A terça-feira não poderia ter sido mais tranquila para Gabriel Galípolo, o escolhido de Lula para suceder Roberto Campos Neto na presidência do Banco Central a partir de janeiro de 2025. Pela manhã, o atual diretor de Política Monetária foi sabatinado na Comissão de Assuntos Econômicos do Senado e saiu de lá com o aval de 26 dos 27 membros, e isso apenas porque o presidente da comissão não vota – curiosamente, a votação ocorreu antes mesmo do início das perguntas dos senadores. À tarde também foi tranquila no plenário do Senado, que aprovou a indicação de Galípolo por 66 a 5.
Na sabatina, Galípolo não se complicou nas respostas, dizendo o que a maioria dos senadores (sem falar do mercado financeiro) queria ouvir: que não há risco de interferência do Palácio do Planalto na definição da política monetária, que Lula lhe garantiu “toda a liberdade para fazer o melhor para o país”, e que frustrou quem esperava “grandes disputas e brigas ali dentro [do Copom]”, em referência a possíveis rusgas entre ele e Campos Neto a respeito da taxa de juros. De fato, das dez reuniões de que Galípolo participou desde que começou a integrar a diretoria do BC, ele se alinhou com Campos Neto em nove delas e contribuiu para formar unanimidade em oito – inclusive a última, que elevou a Selic em 0,25 ponto porcentual em meados de setembro. Além disso, Galípolo tem dado uma série de declarações que o jargão econômico chama de “hawkish”, afirmando que não se pode ter medo de subir juros, que atuaram como tranquilizador nas últimas semanas.

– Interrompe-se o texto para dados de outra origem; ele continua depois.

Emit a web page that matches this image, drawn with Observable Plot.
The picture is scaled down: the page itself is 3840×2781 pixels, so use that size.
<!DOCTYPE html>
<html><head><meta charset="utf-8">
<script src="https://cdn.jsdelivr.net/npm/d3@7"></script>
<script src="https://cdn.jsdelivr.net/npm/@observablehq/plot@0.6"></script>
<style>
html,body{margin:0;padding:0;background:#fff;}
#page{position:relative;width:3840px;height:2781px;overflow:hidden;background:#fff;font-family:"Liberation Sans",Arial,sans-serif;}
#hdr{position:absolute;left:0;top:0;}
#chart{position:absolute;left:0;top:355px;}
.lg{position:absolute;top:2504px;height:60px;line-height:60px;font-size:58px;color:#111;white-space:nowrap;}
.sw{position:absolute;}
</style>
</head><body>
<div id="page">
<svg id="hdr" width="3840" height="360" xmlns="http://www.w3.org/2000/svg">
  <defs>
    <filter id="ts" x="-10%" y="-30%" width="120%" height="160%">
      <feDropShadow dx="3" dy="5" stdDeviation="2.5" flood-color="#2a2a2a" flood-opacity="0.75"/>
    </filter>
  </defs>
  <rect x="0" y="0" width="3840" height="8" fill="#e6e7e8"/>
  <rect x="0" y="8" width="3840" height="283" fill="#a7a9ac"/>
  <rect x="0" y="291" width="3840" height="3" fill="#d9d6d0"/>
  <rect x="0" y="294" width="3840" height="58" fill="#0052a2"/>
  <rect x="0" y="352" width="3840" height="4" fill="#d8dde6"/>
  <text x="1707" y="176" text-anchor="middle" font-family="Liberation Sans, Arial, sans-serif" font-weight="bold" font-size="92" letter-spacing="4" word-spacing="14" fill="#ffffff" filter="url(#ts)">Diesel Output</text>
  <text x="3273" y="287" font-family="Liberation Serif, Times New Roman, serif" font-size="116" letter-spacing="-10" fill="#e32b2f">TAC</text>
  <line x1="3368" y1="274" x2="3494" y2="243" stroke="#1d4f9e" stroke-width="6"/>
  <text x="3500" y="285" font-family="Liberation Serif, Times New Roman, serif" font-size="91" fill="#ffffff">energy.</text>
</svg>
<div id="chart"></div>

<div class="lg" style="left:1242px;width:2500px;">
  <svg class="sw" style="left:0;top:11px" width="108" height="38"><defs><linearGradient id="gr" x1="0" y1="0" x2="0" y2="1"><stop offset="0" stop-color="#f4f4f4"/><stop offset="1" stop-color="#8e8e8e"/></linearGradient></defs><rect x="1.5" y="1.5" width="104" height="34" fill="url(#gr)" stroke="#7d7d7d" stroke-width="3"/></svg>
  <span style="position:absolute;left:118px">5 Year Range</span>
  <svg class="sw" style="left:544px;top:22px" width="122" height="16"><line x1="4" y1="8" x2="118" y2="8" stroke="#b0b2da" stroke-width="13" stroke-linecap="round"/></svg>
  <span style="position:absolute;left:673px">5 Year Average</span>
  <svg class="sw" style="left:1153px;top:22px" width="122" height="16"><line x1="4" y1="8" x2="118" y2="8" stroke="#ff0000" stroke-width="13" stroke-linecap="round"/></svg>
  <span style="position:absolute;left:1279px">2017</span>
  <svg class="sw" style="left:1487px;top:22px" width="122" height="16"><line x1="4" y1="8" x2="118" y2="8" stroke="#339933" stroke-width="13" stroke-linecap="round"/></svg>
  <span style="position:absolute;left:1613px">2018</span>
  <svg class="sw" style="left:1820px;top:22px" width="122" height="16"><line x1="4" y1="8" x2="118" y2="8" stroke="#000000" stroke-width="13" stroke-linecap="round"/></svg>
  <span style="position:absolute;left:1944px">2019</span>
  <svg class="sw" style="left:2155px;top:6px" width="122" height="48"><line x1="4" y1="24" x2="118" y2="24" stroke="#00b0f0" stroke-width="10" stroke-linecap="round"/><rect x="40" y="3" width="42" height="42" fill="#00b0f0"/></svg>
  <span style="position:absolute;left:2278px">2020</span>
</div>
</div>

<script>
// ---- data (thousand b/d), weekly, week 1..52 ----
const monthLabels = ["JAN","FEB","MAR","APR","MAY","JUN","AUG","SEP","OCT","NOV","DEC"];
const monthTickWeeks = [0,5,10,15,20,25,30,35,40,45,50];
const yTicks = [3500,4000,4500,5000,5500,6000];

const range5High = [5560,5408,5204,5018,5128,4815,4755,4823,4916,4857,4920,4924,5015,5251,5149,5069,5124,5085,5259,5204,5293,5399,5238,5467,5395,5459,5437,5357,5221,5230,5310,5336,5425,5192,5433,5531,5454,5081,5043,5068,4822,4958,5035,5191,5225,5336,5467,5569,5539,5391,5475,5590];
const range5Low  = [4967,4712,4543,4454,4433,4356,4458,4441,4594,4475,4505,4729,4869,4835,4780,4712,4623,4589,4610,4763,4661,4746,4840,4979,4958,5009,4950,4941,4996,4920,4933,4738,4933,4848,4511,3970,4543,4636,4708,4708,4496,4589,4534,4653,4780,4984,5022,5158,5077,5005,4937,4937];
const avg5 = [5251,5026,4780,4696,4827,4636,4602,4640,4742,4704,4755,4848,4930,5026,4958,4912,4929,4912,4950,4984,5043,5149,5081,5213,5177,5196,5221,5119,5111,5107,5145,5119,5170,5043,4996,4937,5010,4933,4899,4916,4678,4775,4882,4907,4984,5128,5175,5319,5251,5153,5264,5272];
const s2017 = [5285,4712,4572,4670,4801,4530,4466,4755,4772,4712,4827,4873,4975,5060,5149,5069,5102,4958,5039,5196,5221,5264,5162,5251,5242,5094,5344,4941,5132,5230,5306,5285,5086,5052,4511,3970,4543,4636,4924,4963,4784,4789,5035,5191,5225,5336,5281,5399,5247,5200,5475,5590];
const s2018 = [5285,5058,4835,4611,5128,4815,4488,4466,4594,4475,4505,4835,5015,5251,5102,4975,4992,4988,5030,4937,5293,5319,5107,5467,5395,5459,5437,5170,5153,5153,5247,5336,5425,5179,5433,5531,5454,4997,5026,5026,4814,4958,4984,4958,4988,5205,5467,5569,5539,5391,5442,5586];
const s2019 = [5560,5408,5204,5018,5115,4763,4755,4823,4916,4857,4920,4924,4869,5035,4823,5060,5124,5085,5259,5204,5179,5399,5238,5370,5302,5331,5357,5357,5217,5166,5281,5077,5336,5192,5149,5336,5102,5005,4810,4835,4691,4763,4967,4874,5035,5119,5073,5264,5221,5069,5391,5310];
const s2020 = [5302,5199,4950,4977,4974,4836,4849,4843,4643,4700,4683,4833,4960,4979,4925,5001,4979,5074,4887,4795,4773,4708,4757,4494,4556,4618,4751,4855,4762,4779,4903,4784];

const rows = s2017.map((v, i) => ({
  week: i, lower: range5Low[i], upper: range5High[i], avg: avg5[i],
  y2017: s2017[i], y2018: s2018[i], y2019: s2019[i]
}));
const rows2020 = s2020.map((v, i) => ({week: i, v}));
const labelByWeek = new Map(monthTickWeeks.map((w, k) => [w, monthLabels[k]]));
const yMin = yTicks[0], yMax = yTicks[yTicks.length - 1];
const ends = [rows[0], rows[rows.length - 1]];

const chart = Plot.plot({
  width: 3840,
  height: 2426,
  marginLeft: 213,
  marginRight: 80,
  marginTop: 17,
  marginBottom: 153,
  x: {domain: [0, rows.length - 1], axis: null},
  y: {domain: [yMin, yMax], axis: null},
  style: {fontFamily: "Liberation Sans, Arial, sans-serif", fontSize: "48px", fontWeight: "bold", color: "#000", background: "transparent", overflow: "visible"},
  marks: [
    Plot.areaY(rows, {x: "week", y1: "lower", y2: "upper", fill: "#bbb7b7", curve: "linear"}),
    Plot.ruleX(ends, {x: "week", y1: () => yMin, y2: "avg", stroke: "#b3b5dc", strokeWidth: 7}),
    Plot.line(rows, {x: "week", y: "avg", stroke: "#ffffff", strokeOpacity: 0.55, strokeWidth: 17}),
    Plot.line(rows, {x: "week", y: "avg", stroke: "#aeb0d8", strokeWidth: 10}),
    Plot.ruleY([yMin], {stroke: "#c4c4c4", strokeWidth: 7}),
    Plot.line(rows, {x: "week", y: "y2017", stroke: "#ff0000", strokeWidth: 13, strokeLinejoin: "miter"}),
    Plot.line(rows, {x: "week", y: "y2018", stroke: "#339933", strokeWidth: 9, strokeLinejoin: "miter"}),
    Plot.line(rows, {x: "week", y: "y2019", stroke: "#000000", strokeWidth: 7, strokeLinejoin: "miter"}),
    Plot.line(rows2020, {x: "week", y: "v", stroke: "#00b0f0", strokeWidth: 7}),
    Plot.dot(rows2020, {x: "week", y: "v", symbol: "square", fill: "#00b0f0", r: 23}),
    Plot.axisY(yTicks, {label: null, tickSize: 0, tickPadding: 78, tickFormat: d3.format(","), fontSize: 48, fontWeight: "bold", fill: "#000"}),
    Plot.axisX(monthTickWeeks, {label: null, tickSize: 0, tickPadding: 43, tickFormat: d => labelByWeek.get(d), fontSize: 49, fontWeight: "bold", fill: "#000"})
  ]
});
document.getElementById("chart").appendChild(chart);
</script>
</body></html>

Quando Galípolo assumir o comando do BC, o Copom também passará por novas substituições de diretores, com os indicados por Lula tornando-se a maioria
Mas o verdadeiro teste das convicções de Galípolo ainda está por vir. Em janeiro, quando ele assumir o comando do BC, o Copom também passará por novas substituições de diretores, com os indicados por Lula tornando-se a maioria – hoje, eles são 4 de 9 membros do colegiado. Só então o Brasil finalmente saberá se Galípolo manterá a postura atual – e, neste caso, até será possível pensar em um mandato “muito promissor”, como afirmou a Federação Brasileira de Bancos –, ou se teremos de volta o antigo defensor da Teoria Monetária Moderna, um tipo de terraplanismo econômico que valida políticas gastadoras como as que o governo Lula vem colocando em prática. Neste caso, o país precisará de muito mais que o “boa sorte” desejado por Henrique Meirelles, que “fez o L” durante a campanha de 2022 para pular do barco no mês seguinte à eleição, dizendo-se “pessimista” por ver que Lula trilharia o caminho da irresponsabilidade fiscal – algo que qualquer pessoa sensata já percebia muitos meses antes do pleito, mas que Meirelles e outros economistas, como os pais do Plano Real, fizeram questão de ignorar, sabe-se lá por que motivos.
Naquela palestra de novembro de 2022, Meirelles dizia haver 65% de chances de um Lula 3 semelhante aos governos de Dilma Rousseff, e 35% de possibilidade de uma repetição de Lula 1, marcado pelo respeito ao tripé macroeconômico herdado de Fernando Henrique Cardoso. Mais recentemente, outros economistas, como Samuel Pessoa e Márcio Holland (que integrou a equipe econômica de Dilma) têm dito o mesmo. E o descalabro dilmista teve participação direta do Banco Central, que promoveu um ciclo artificial, voluntarista e insustentável de redução de juros sob a gestão de Alexandre Tombini – que não agiu sozinho: as sucessivas reduções na Selic entre 2011 e 2012 não seriam possíveis sem a aprovação de outros diretores membros do Copom.
Nem Lula, nem Fernando Haddad escondem seu desejo de ver a política monetária submetida à política fiscal – uma submissão que eles camuflam com termos como “harmonia”, “integração” e “coordenação”. A realidade, no entanto, é outra: diante de um cenário de economia aquecida, pressão inflacionária e dívida em alta, com o governo levando adiante uma política fiscal expansionista, a política monetária tem necessariamente de ser contracionista, como vem sendo. Sem perspectivas de mudança de curto prazo nem nas condições atuais da economia, nem na postura do governo, será preciso que o BC mantenha o curso atual ao menos por algum tempo. Este é o grande teste pelo qual Galípolo ainda tem de passar.